# router bits



## the_angler2001 (Nov 23, 2004)

hey guys, i came across a router bit in a magazine and i wonder if anyone had any experience with it. its a Freud drawer joint bit which makes two cuts to form one joint. one piece is fed horizontally and the other vertically(used with a fence). has anyone used this before or anything similar? i know a dove tail joint is probably the best for making drawers, but its a bit timely to make and jigs are required. any suggestions guys?


----------



## rwyoung (Aug 3, 2008)

There are several posts in the forum about drawer lock bits. You can find a video on how to use one at the MLCS web site. They also offer a drawer lock bit as well as set up blocks. My drawer lock bit came from Super Carbide on eBay and it works just fine. I made my own set up block.


----------



## bobj3 (Jan 17, 2006)

HI angler2001

Here's just one more way to get the job done without any jigs and it's a strong joint 

see below
==========



the_angler2001 said:


> hey guys, i came across a router bit in a magazine and i wonder if anyone had any experience with it. its a Freud drawer joint bit which makes two cuts to form one joint. one piece is fed horizontally and the other vertically(used with a fence). has anyone used this before or anything similar? i know a dove tail joint is probably the best for making drawers, but its a bit timely to make and jigs are required. any suggestions guys?


----------



## rwyoung (Aug 3, 2008)

bobj3 said:


> HI angler2001
> 
> Here's just one more way to get the job done without any jigs and it's a strong joint
> 
> ...


Not to get too tangential (little router joke there, because everything is cut tangential to the bit...) but:

Wouldn't the drawer be just that little bit stronger if both the front and back joints were cut such that the biscuit is perpendicular to the applied force? Your drawing shows one joint done one way (biscuit parallel) and the other perpendicular. Granted, it probably doesn't make THAT big of a difference. Maybe the difference between withstanding 80 lbs of pull and 85 lbs of pull or something equally as trivial?

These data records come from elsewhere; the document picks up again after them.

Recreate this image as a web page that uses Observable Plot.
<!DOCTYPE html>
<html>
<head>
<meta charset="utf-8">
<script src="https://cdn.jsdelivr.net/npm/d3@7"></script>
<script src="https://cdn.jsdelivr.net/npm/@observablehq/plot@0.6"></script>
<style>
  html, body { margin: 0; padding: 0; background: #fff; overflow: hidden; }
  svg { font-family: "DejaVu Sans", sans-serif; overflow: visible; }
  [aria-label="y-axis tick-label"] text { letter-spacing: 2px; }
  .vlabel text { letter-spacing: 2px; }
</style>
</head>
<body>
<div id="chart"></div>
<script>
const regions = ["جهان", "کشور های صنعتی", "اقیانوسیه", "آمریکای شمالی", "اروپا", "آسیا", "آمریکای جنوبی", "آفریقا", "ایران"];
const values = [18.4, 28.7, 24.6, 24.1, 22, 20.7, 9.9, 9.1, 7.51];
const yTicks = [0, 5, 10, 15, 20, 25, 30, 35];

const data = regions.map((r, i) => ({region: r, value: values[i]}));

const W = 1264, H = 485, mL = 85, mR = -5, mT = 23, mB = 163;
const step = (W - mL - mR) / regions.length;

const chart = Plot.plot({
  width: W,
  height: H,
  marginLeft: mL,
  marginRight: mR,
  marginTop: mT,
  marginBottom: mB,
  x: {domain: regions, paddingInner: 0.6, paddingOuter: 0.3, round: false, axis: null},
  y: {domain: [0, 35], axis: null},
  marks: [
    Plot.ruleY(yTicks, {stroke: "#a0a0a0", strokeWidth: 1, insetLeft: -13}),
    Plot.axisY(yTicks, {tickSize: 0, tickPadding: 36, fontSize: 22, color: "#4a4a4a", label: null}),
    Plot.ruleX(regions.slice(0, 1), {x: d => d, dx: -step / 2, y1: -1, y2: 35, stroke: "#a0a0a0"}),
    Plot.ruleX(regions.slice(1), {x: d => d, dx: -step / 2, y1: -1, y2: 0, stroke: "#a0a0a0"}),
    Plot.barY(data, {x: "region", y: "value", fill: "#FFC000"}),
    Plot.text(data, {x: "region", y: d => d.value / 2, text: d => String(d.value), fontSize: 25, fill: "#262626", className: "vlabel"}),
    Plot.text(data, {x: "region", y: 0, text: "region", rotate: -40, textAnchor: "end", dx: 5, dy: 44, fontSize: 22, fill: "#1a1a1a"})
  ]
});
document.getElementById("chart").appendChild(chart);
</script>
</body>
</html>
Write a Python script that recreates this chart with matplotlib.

I guess one very good reason for having the front biscuit joint parallel to the pulling force would be to make an overlay front in one piece instead of making a box then adding the drawer face.


----------



## dovetail_65 (Jan 22, 2008)

Yes you are correct. 

In the real world use it will not matter, UNLESS you did not use the correct amount of glue. For example the biscuits can pull right out of the slot the way they are oriented right now for the front of the drawer. But again, if glued properly(and the biscuit swells as designed to) it is not going to make a difference in real world use..


----------



## the_angler2001 (Nov 23, 2004)

great ideas guys, a few heads are reallly better than one!!!!!!! this forum really works!!!!


----------



## Ralph Barker (Dec 15, 2008)

Once the biscuit simmers in the glue, doesn't it become a dumpling?


----------



## bobj3 (Jan 17, 2006)

Hi Ralph

No I don't think so  it now becomes a new device to suck up the gravy/glue with  


========



Ralph Barker said:


> Once the biscuit simmers in the glue, doesn't it become a dumpling?


----------



## dedhubbs (Jan 23, 2009)

The router bit you have described is available from Lee Valley. I have used it many times since I have no easy way of making dovetail joints. I have not had a drawer front come away.


----------



## Renato (Jan 17, 2009)

Hello fellows,
who like to work with biscuit, take a look in the new Lamello self clamping biscuit. 
It turns easier to work with biscuit.


Sorry the system does not allowed me to post the Lamello biscuit URL


----------



## bobj3 (Jan 17, 2006)

HI Renato

Here's a link 

http://www.csaw.com/lamello/

Looks like a great way to split wood  

======



Renato said:


> Hello fellows,
> who like to work with biscuit, take a look in the new Lamello self clamping biscuit.
> It turns easier to work with biscuit.
> 
> ...


----------